The City of Cape Town has made a decision to re-design health care services to ensure mothers and babies are seen as a pair, receiving integrated care starting from the time of conception and extending for as long as required. Basic Ante-Natal Care (BANC) services were first rolled out to all City of Cape Town health facilities; Post-Natal care was subsequently made available at all clinics; and finally, efforts are now being made to integrate Mom and child care as ‘one stop shop’.

Amongst other issues the integration of mom and baby care means that during BANC appointments, future moms can be given the baby’s Road to Health Card ahead of time, taught about the importance of loving and talking to the baby in the womb and make sure she is ‘connected’ for extended support. The early follow-up after delivery helps staff pick-up mental health issues and offer support for breastfeeding.

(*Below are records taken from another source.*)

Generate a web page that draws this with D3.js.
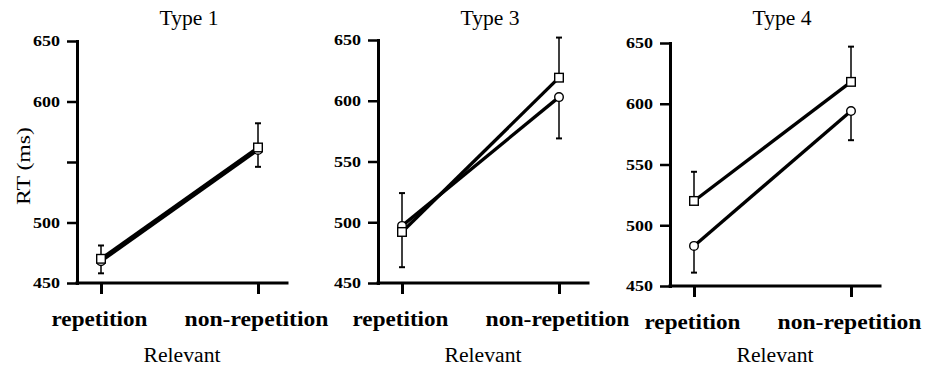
<!DOCTYPE html>
<html>
<head>
<meta charset="utf-8">
<script src="https://cdn.jsdelivr.net/npm/d3@7"></script>
<style>
  body { margin: 0; background: #fff; }
  text { font-family: "Liberation Serif", "Times New Roman", serif; fill: #000; }
</style>
</head>
<body>
<div class="chart"></div>
<script>
// values (RT in ms)
const titles = ["Type 1", "Type 3", "Type 4"];
const conditions = ["repetition", "non-repetition"];
const yTicks = [450, 500, 550, 600, 650];

// square series (mean, error bar drawn upward)
const squareMean = [[470, 562], [492, 619], [520, 618]];
const squareErr  = [[11, 20], [32, 33], [24, 29]];
// circle series (mean, error bar drawn downward)
const circleMean = [[468, 560], [497, 603], [483, 594]];
const circleErr  = [[10, 14], [34, 34], [22, 24]];

const W = 929, H = 377;
const panelLeft = [77, 378, 670];
const panelTop = [41, 40, 43];
const panelBottom = [283, 283, 286];
const axisLen = 210;

var svg = d3.select(".chart").append("svg")
  .attr("width", W)
  .attr("height", H);

// y axis label, first panel only
svg.append("text")
  .attr("transform", "translate(30,166) rotate(-90)")
  .attr("text-anchor", "middle")
  .style("font-size", "18px")
  .attr("textLength", 78)
  .attr("lengthAdjust", "spacingAndGlyphs")
  .text("RT (ms)");

titles.forEach((title, i) => {
  var g = svg.append("g")
    .attr("transform", "translate(" + panelLeft[i] + ",0)");

  var y = d3.scaleLinear()
    .domain([450, 650])
    .range([panelBottom[i], panelTop[i]]);

  var x = d3.scalePoint()
    .domain(conditions)
    .range([24, 181]);

  // title
  g.append("text")
    .attr("x", 112)
    .attr("y", 25)
    .attr("text-anchor", "middle")
    .style("font-size", "20px")
    .attr("textLength", 59)
    .attr("lengthAdjust", "spacingAndGlyphs")
    .text(title);

  // y axis
  var yAxis = g.append("g")
    .call(d3.axisLeft(y)
      .tickValues(yTicks)
      .tickSize(10)
      .tickSizeOuter(0)
      .tickPadding(7)
      .tickFormat((d) => (i == 0 && d == 550) ? "" : d));
  yAxis.attr("font-family", null).attr("font-size", null);
  yAxis.select(".domain")
    .attr("stroke-width", 3)
    .attr("stroke-linecap", "square");
  yAxis.selectAll(".tick line").attr("stroke-width", 2.5);
  yAxis.selectAll(".tick text")
    .style("font-size", "15px")
    .style("font-weight", "bold")
    .each(function(d) {
      if (this.textContent) {
        d3.select(this).attr("textLength", 27).attr("lengthAdjust", "spacingAndGlyphs");
      }
    });

  // x axis
  var xAxis = g.append("g")
    .attr("transform", "translate(0," + panelBottom[i] + ")")
    .call(d3.axisBottom(x).tickSize(11).tickSizeOuter(0));
  xAxis.attr("font-family", null).attr("font-size", null);
  xAxis.select(".domain")
    .attr("d", "M0,0H" + axisLen)
    .attr("stroke-width", 3)
    .attr("stroke-linecap", "square");
  xAxis.selectAll(".tick line").attr("stroke-width", 3);
  xAxis.selectAll(".tick text")
    .attr("x", -2)
    .attr("y", 43)
    .attr("dy", null)
    .style("font-size", "22px")
    .style("font-weight", "bold")
    .attr("textLength", (d) => d == "repetition" ? 96 : 144)
    .attr("lengthAdjust", "spacingAndGlyphs");

  // x axis title
  g.append("text")
    .attr("x", 105)
    .attr("y", 362)
    .attr("text-anchor", "middle")
    .style("font-size", "20px")
    .attr("textLength", 77)
    .attr("lengthAdjust", "spacingAndGlyphs")
    .text("Relevant");

  var line = d3.line()
    .x((d, j) => x(conditions[j]))
    .y((d) => y(d));

  // lines
  [circleMean[i], squareMean[i]].forEach((vals) => {
    g.append("path")
      .datum(vals)
      .attr("d", line)
      .attr("fill", "none")
      .attr("stroke", "#000")
      .attr("stroke-width", 3.3);
  });

  // error bars: squares up, circles down
  var bars = [];
  conditions.forEach((c, j) => {
    bars.push({ x: x(c), y0: squareMean[i][j], y1: squareMean[i][j] + squareErr[i][j] });
    bars.push({ x: x(c), y0: circleMean[i][j], y1: circleMean[i][j] - circleErr[i][j] });
  });
  g.selectAll(".err")
    .data(bars)
    .enter().append("line")
    .attr("class", "err")
    .attr("x1", (d) => d.x)
    .attr("x2", (d) => d.x)
    .attr("y1", (d) => y(d.y0))
    .attr("y2", (d) => y(d.y1))
    .attr("stroke", "#000")
    .attr("stroke-width", 1.5);
  g.selectAll(".cap")
    .data(bars)
    .enter().append("line")
    .attr("class", "cap")
    .attr("x1", (d) => d.x - 3)
    .attr("x2", (d) => d.x + 3)
    .attr("y1", (d) => y(d.y1))
    .attr("y2", (d) => y(d.y1))
    .attr("stroke", "#000")
    .attr("stroke-width", 2);

  // markers
  g.selectAll(".circ")
    .data(circleMean[i])
    .enter().append("circle")
    .attr("class", "circ")
    .attr("cx", (d, j) => x(conditions[j]))
    .attr("cy", (d) => y(d))
    .attr("r", 4.3)
    .attr("fill", "#fff")
    .attr("stroke", "#000")
    .attr("stroke-width", 1.4);
  g.selectAll(".sq")
    .data(squareMean[i])
    .enter().append("rect")
    .attr("class", "sq")
    .attr("x", (d, j) => x(conditions[j]) - 4.3)
    .attr("y", (d) => y(d) - 4.3)
    .attr("width", 8.6)
    .attr("height", 8.6)
    .attr("fill", "#fff")
    .attr("stroke", "#000")
    .attr("stroke-width", 1.4);
});
</script>
</body>
</html>
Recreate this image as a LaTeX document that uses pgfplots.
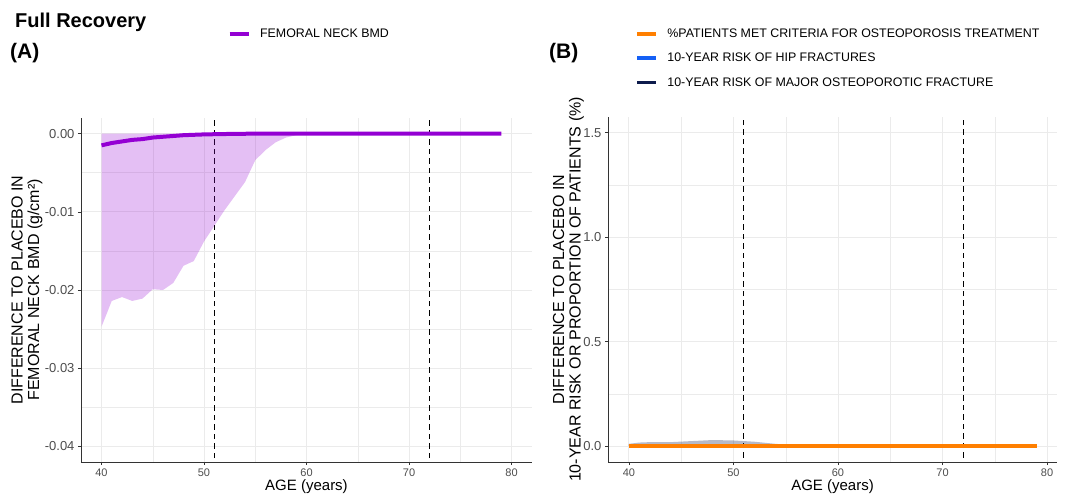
\documentclass[border=0pt]{standalone}
\usepackage{fontspec}
\setmainfont{Liberation Sans}
\usepackage{pgfplots}
\pgfplotsset{compat=1.18}
\definecolor{bmdviolet}{HTML}{9400D3}
\definecolor{critorange}{HTML}{FF7F00}
\definecolor{hipblue}{HTML}{1560F5}
\definecolor{majnavy}{HTML}{0D1B4C}
\definecolor{gridgray}{HTML}{EBEBEB}
\definecolor{ticktext}{HTML}{4D4D4D}
\definecolor{axisgray}{HTML}{333333}
\pgfplotsset{
  panel/.style={
    scale only axis, at={(0pt,0pt)}, anchor=south west,
    xmin=38, xtick={40,50,...,80}, minor xtick={45,55,65,75},
    axis x line*=bottom, axis y line*=left,
    axis line style={-, color=axisgray, line width=0.6pt},
    grid=both,
    major grid style={draw=gridgray, line width=0.9pt},
    minor grid style={draw=gridgray, line width=0.45pt},
    tick align=outside, major tick length=3pt, minor tick length=0pt,
    tick style={color=axisgray, line width=0.6pt},
    tick label style={color=ticktext},
    xticklabel style={font=\fontsize{11}{13}\selectfont},
    /pgf/number format/assume math mode=true,
    xlabel={AGE (years)},
    xlabel style={font=\fontsize{15}{17}\selectfont, yshift=4pt},
    legend cell align=left,
    legend image code/.code={\draw[line width=3.8pt] (0pt,0pt) -- (19pt,0pt);},
    legend style={draw=none, fill=none, font=\fontsize{12.4}{14}\selectfont, inner sep=0pt,
      /tikz/every odd column/.append style={column sep=7.5pt}},
  },
  ylab/.style={ylabel style={font=\fontsize{16}{16.5}\selectfont, align=center,
    at={(axis description cs:#1,0.5)}, anchor=center}},
  vline/.style={black, line width=1.05pt, dash pattern=on 5.5pt off 4pt, forget plot},
}
\begin{document}
\begin{tikzpicture}
\path[use as bounding box] (0pt,0pt) rectangle (1067pt,500pt);
\node[anchor=base west, font=\bfseries\fontsize{20}{22}\selectfont, inner sep=0pt] at (15pt,472pt) {Full Recovery};
\node[anchor=base west, font=\bfseries\fontsize{21}{22}\selectfont, inner sep=0pt] at (10pt,441pt) {(A)};
\node[anchor=base west, font=\bfseries\fontsize{21}{22}\selectfont, inner sep=0pt] at (549pt,441pt) {(B)};

% Panel A
\begin{scope}[shift={(81pt,38pt)}]
\begin{axis}[panel, width=451pt, height=344pt,
  xmax=82, ymin=-0.042, ymax=0.002,
  ytick={-0.04,-0.03,...,0.001}, minor ytick={-0.035,-0.025,-0.015,-0.005},
  yticklabel style={font=\fontsize{13}{15}\selectfont,
    /pgf/number format/.cd, fixed, fixed zerofill, precision=2},
  scaled y ticks=false,
  ylab=-0.12,
  ylabel={DIFFERENCE TO PLACEBO IN\\FEMORAL NECK BMD (g/cm²)},
  legend style={at={(axis description cs:0.325,1.245)}, anchor=west},
]
\addplot[vline] coordinates {(51,-0.05) (51,0.01)};
\addplot[vline] coordinates {(72,-0.05) (72,0.01)};
\addplot[fill=bmdviolet, fill opacity=0.25, draw=none, forget plot] coordinates {
  (40,-0.0247) (41,-0.0214) (42,-0.0209) (43,-0.0214) (44,-0.0211) (45,-0.0199)
  (46,-0.0200) (47,-0.0191) (48,-0.0169) (49,-0.0163) (50,-0.0138) (51,-0.0118)
  (52,-0.0098) (53,-0.0080) (54,-0.0062) (55,-0.0034) (56,-0.0021) (57,-0.0011)
  (58,-0.0005) (59,-0.0002) (60,0) (60,0.0000) (40,0.0000)} -- cycle;
\addplot[bmdviolet, line width=4pt] coordinates {
  (40,-0.0015) (41,-0.0012) (42,-0.0010) (43,-0.0008) (44,-0.0007) (45,-0.0005)
  (46,-0.0004) (47,-0.0003) (48,-0.0002) (49,-0.00015) (50,-0.0001) (52,-0.00005)
  (55,0) (60,0) (70,0) (79,0)};
\addlegendentry{FEMORAL NECK BMD}
\end{axis}
\end{scope}

% Panel B
\begin{scope}[shift={(608pt,38pt)}]
\begin{axis}[panel, width=449pt, height=345pt,
  xmax=80.95, ymin=-0.075, ymax=1.575,
  ytick={0,0.5,1,1.5}, minor ytick={0.25,0.75,1.25},
  yticklabel style={font=\fontsize{13}{15}\selectfont,
    /pgf/number format/.cd, fixed, fixed zerofill, precision=1},
  ylab=-0.088,
  ylabel={DIFFERENCE TO PLACEBO IN\\10-YEAR RISK OR PROPORTION OF PATIENTS (\%)},
  legend style={at={(axis description cs:0.06,1.261)}, anchor=north west,
    row sep=10pt},
]
\addlegendimage{critorange}
\addlegendentry{\%PATIENTS MET CRITERIA FOR OSTEOPOROSIS TREATMENT}
\addlegendimage{hipblue}
\addlegendentry{10-YEAR RISK OF HIP FRACTURES}
\addlegendimage{majnavy}
\addlegendentry{10-YEAR RISK OF MAJOR OSTEOPOROTIC FRACTURE}
\addplot[vline] coordinates {(51,-0.1) (51,1.6)};
\addplot[vline] coordinates {(72,-0.1) (72,1.6)};
\addplot[fill=majnavy, fill opacity=0.3, draw=none, forget plot] coordinates {
  (40,0.012) (41,0.018) (42,0.020) (44,0.020) (46,0.025) (48,0.030) (50,0.028)
  (52,0.022) (54,0.012) (56,0.004) (57,0) (57,0) (40,0)} -- cycle;
\addplot[majnavy, line width=1pt, forget plot] coordinates {(40,0.006) (50,0.006) (56,0.002) (79,0)};
\addplot[hipblue, line width=3.8pt, forget plot] coordinates {(40,0) (50,0) (60,0) (70,0) (79,0)};
\addplot[critorange, line width=3.8pt, forget plot] coordinates {(40,0) (50,0) (60,0) (70,0) (79,0)};
\end{axis}
\end{scope}
\end{tikzpicture}
\end{document}
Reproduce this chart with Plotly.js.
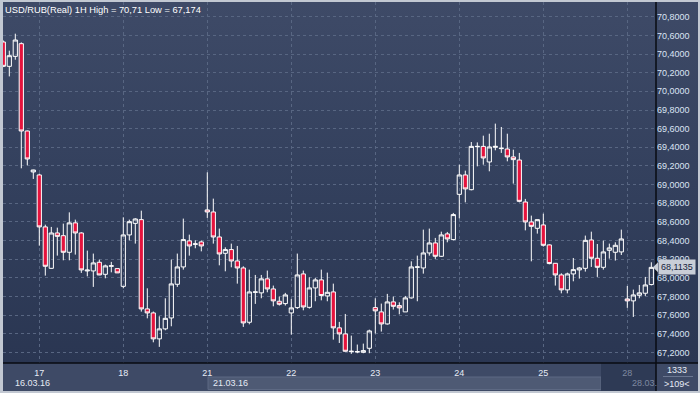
<!DOCTYPE html>
<html>
<head>
<meta charset="utf-8">
<script src="https://cdn.plot.ly/plotly-3.0.1.min.js"></script>
<style>
html,body{margin:0;padding:0;background:#c2c8d2;}
#chart{width:700px;height:393px;}
</style>
</head>
<body>
<div id="chart"></div>
<script>
// Hourly USD/RUB candles, 16.03.16 (last 6 bars) .. 28.03.16 (first 5 bars)
const opens = [70.529,70.268,70.375,70.511,69.575,69.136,
  69.104,68.547,68.103,68.482,68.453,68.275,68.590,68.482,68.075,68.075,68.168,68.039,68.125,68.100,
  67.910,68.461,68.585,68.625,67.668,67.625,67.347,67.454,67.571,67.932,68.118,68.397,68.360,68.386,
  68.729,68.707,68.439,68.264,68.304,68.182,68.107,67.525,67.846,67.840,67.990,67.882,67.750,67.725,
  67.625,67.682,68.043,67.685,67.893,67.979,67.807,67.850,67.465,67.400,67.210,67.207,67.203,67.246,
  67.682,67.636,67.507,67.743,67.704,67.636,67.786,68.114,68.107,68.268,68.375,68.232,68.472,68.411,
  68.896,69.104,68.946,69.407,69.410,69.243,69.400,69.386,69.382,69.297,69.264,68.814,68.600,68.532,
  68.568,68.354,68.157,68.032,67.872,68.043,68.086,68.103,68.407,68.211,68.114,68.296,68.275,68.279,
  67.775,67.754,67.814,67.836,67.929];
const highs = [70.545,70.436,70.618,70.525,69.580,69.160,
  69.118,68.571,68.547,68.539,68.582,68.703,68.625,68.490,68.293,68.261,68.196,68.143,68.172,68.100,
  68.650,68.625,68.640,68.721,67.889,67.640,67.589,67.782,68.196,68.261,68.636,68.464,68.403,68.400,
  69.132,68.850,68.529,68.328,68.368,68.343,68.125,68.089,68.032,68.032,68.079,67.918,67.800,67.840,
  67.775,68.261,68.079,68.007,68.000,68.089,68.057,67.939,67.529,67.614,67.382,67.286,67.296,67.446,
  67.782,67.725,67.829,67.800,67.739,67.807,68.178,68.239,68.518,68.529,68.429,68.496,68.493,68.697,
  69.214,69.150,69.457,69.453,69.525,69.546,69.654,69.618,69.546,69.375,69.340,68.847,68.668,68.625,
  68.689,68.360,68.160,68.050,68.057,68.214,68.118,68.454,68.496,68.364,68.400,68.368,68.382,68.518,
  67.914,67.875,67.925,68.011,68.168];
const lows = [70.260,70.160,70.339,69.175,69.207,69.061,
  68.346,68.025,68.100,68.239,68.189,68.189,68.250,68.054,68.017,67.904,68.030,67.996,68.060,68.054,
  67.889,68.403,68.368,67.639,67.567,67.310,67.261,67.439,67.482,67.904,68.089,68.239,68.318,68.285,
  68.643,68.368,68.135,68.071,68.114,67.939,67.475,67.503,67.722,67.782,67.846,67.696,67.704,67.704,
  67.393,67.668,67.653,67.671,67.750,67.760,67.750,67.339,67.303,67.210,67.186,67.193,67.193,67.193,
  67.404,67.425,67.500,67.661,67.610,67.636,67.779,67.750,68.046,68.239,68.204,68.225,68.382,68.403,
  68.639,68.810,68.939,69.196,69.214,69.143,69.368,69.340,69.250,69.011,68.810,68.510,68.178,68.475,
  68.336,68.146,67.918,67.835,67.835,67.964,67.993,68.068,68.118,68.011,68.089,68.207,68.186,68.246,
  67.679,67.582,67.782,67.807,67.920];
const closes = [70.268,70.382,70.550,69.575,69.275,69.157,
  68.547,68.125,68.482,68.446,68.275,68.590,68.482,68.086,68.084,68.161,68.032,68.129,68.130,68.054,
  68.461,68.603,68.632,67.668,67.625,67.347,67.454,67.567,67.936,68.118,68.411,68.343,68.365,68.343,
  68.707,68.439,68.257,68.304,68.182,68.107,67.518,67.850,67.850,67.990,67.882,67.754,67.718,67.818,
  67.679,68.032,67.689,67.893,67.979,67.811,67.846,67.465,67.400,67.214,67.214,67.210,67.221,67.432,
  67.647,67.507,67.743,67.696,67.679,67.786,68.118,68.118,68.268,68.375,68.232,68.461,68.418,68.679,
  69.104,68.954,69.410,69.410,69.286,69.404,69.410,69.390,69.297,69.268,68.821,68.600,68.553,68.625,
  68.350,68.154,68.032,67.872,68.043,68.089,68.107,68.403,68.211,68.114,68.279,68.322,68.350,68.418,
  67.754,67.818,67.840,67.925,68.1135];

const dayTickIdx  = [6, 20, 34, 48, 62, 76, 90, 104];
const dayTickText = ['17','18','21','22','23','24','25','28'];
const priceTicks  = [67.2,67.4,67.6,67.8,68.0,68.2,68.4,68.6,68.8,69.0,69.2,69.4,69.6,69.8,70.0,70.2,70.4,70.6,70.8];
const weekLabels  = ['16.03.16','21.03.16','28.03.'];
const titleText   = 'USD/RUB(Real) 1H High = 70,71 Low = 67,174';
const barCountText = ['1333','>109<'];

const xIdx = opens.map((_, i) => i);
const yRange = [67.0883, 70.9576];
const FONT = 'Liberation Sans, Arial, sans-serif';
const lastClose = closes[closes.length - 1];

// pixel helpers for decorations (plot area: x 3..656, y 2..363)
const PL = 3, PR = 656, PT = 2, PB = 363;
const px = v => (v - PL) / (PR - PL);
const py = v => (PB - v) / (PB - PT);

const grad = "<svg xmlns='http://www.w3.org/2000/svg' width='100' height='100' preserveAspectRatio='none'>" +
  "<defs><linearGradient id='g' x1='0' y1='0' x2='0' y2='1'>" +
  "<stop offset='0' stop-color='#3e4a67'/><stop offset='0.5' stop-color='#33405d'/><stop offset='1' stop-color='#2a3652'/>" +
  "</linearGradient></defs><rect width='100' height='100' fill='url(#g)'/></svg>";
const gradURI = 'data:image/svg+xml;charset=utf-8,' + encodeURIComponent(grad);

const trace = {
  type: 'candlestick',
  x: xIdx, open: opens, high: highs, low: lows, close: closes,
  increasing: {line: {color: '#ffffff', width: 1}, fillcolor: 'rgba(0,0,0,0)'},
  decreasing: {line: {color: '#ffffff', width: 1}, fillcolor: '#e5133d'},
  whiskerwidth: 0,
  hoverinfo: 'skip',
  showlegend: false
};

const lpY = (lastClose - yRange[0]) / (yRange[1] - yRange[0]);

const layout = {
  width: 700, height: 393,
  margin: {l: PL, r: 700 - PR, t: PT, b: 393 - PB, pad: 0},
  paper_bgcolor: '#c2c8d2',
  plot_bgcolor: 'rgba(0,0,0,0)',
  separators: ',.',
  boxgap: 0.3, boxgroupgap: 0,
  font: {family: FONT, size: 9, color: '#e6ebf5'},
  title: {
    text: titleText,
    font: {family: FONT, size: 9.3, color: '#ffffff'},
    xref: 'container', yref: 'container',
    x: 5 / 700, xanchor: 'left',
    y: 1 - 10 / 393, yanchor: 'middle'
  },
  xaxis: {
    range: [-0.05, 108.78],
    tickmode: 'array', tickvals: dayTickIdx,
    ticktext: dayTickText.map((t, i) => i === dayTickText.length - 1 ? "<span style='color:#7e89a0'>" + t + "</span>" : t),
    showgrid: true, gridcolor: '#586682', griddash: '3px,3px', gridwidth: 1,
    zeroline: false, showline: false, ticks: '',
    ticklabelstandoff: 3,
    tickfont: {family: FONT, size: 9, color: '#e8edf6'},
    rangeslider: {visible: false},
    fixedrange: true
  },
  yaxis: {
    side: 'right',
    range: yRange,
    tickmode: 'array', tickvals: priceTicks, tickformat: '.4f',
    showgrid: true, gridcolor: '#586682', griddash: '3px,3px', gridwidth: 1,
    zeroline: false, showline: false, ticks: '',
    tickfont: {family: FONT, size: 9, color: '#dbe4f4'},
    fixedrange: true
  },
  images: [{
    source: gradURI, xref: 'paper', yref: 'paper',
    x: 0, y: 1, sizex: px(698), sizey: 1,
    xanchor: 'left', yanchor: 'top', sizing: 'stretch', layer: 'below'
  }],
  shapes: [
    {type: 'rect', xref: 'paper', yref: 'paper', x0: 0, x1: px(698), y0: py(391), y1: 0,
     fillcolor: '#3e4a66', line: {width: 0}, layer: 'below'},
    {type: 'rect', xref: 'paper', yref: 'paper', x0: px(208), x1: px(601), y0: py(389.5), y1: py(377),
     fillcolor: '#4e5a74', line: {color: '#5d6983', width: 1}, layer: 'below'},
    {type: 'rect', xref: 'paper', yref: 'paper', x0: px(601), x1: 1, y0: py(391), y1: 0,
     fillcolor: '#2e3a55', line: {width: 0}, layer: 'below'},
    {type: 'line', xref: 'paper', yref: 'paper', x0: px(663), x1: px(693), y0: py(376.5), y1: py(376.5),
     line: {color: '#6b7791', width: 1}},
    {type: 'line', xref: 'paper', yref: 'paper', x0: 1, x1: 1, y0: py(391), y1: 1,
     line: {color: '#080b12', width: 1.5}},
    {type: 'line', xref: 'paper', yref: 'paper', x0: 0, x1: px(698), y0: 0, y1: 0,
     line: {color: '#080b12', width: 1.5}},
    {type: 'path', xref: 'paper', yref: 'paper',
     path: 'M ' + px(653) + ' ' + lpY + ' L ' + px(658) + ' ' + (lpY + 5 / 361) + ' L ' + px(658) + ' ' + (lpY - 5 / 361) + ' Z',
     fillcolor: '#c9ced7', line: {width: 0}}
  ],
  annotations: [
    {text: weekLabels[0], xref: 'paper', yref: 'paper', x: px(13), y: py(382.5), xanchor: 'left', yanchor: 'middle',
     showarrow: false, font: {family: FONT, size: 9, color: '#e6ebf5'}},
    {text: weekLabels[1], xref: 'paper', yref: 'paper', x: px(211), y: py(382.5), xanchor: 'left', yanchor: 'middle',
     showarrow: false, font: {family: FONT, size: 9, color: '#e6ebf5'}},
    {text: weekLabels[2], xref: 'paper', yref: 'paper', x: px(630), y: py(382.5), xanchor: 'left', yanchor: 'middle',
     showarrow: false, font: {family: FONT, size: 9, color: '#7e89a0'}},
    {text: barCountText[0], xref: 'paper', yref: 'paper', x: px(677), y: py(370), xanchor: 'center', yanchor: 'middle',
     showarrow: false, font: {family: FONT, size: 9, color: '#e6ebf5'}},
    {text: barCountText[1], xref: 'paper', yref: 'paper', x: px(677), y: py(383.5), xanchor: 'center', yanchor: 'middle',
     showarrow: false, font: {family: FONT, size: 9, color: '#e6ebf5'}},
    {text: lastClose.toFixed(4).replace('.', ','), xref: 'paper', yref: 'y', x: px(657.5), y: lastClose,
     xanchor: 'left', yanchor: 'middle', showarrow: false, bgcolor: '#c9ced7', borderpad: 2,
     font: {family: FONT, size: 9, color: '#17223b'}}
  ]
};

Plotly.newPlot('chart', [trace], layout, {staticPlot: true, displayModeBar: false});
</script>
</body>
</html>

Principles of design methodology are used to design the offering of these services for Mom and baby together in a more cost-effective way to identify and address problems that otherwise might play out negatively in the first thousand days of the life of the child. The well-being of the mother, including the provision of a safe FP method to prevent unintended pregnancies is just as important.

Finally, the development of integrated adult stationary (patient records) to facilitate the work of clinicians, prompting them to surface the history and take necessary action, holds great promise for clients to receive the care they need without being sent from pillar to post. The structured approach also facilitates data collection for audits and for monitoring and evaluation of programmes implementation and outcomes. Again, service design principles involving the full array of role-players have been applied to arrive at a format that is ready to be piloted.

More broadly, in relation to the rest of the City, we are spearheading a re-orientation of our service delivery approach to one that is more customer-centric. We are looking to include citizens more actively in consideration around service delivery and design and ensuring that our primary metrics of delivery are of how well we are meeting customer needs/expectations.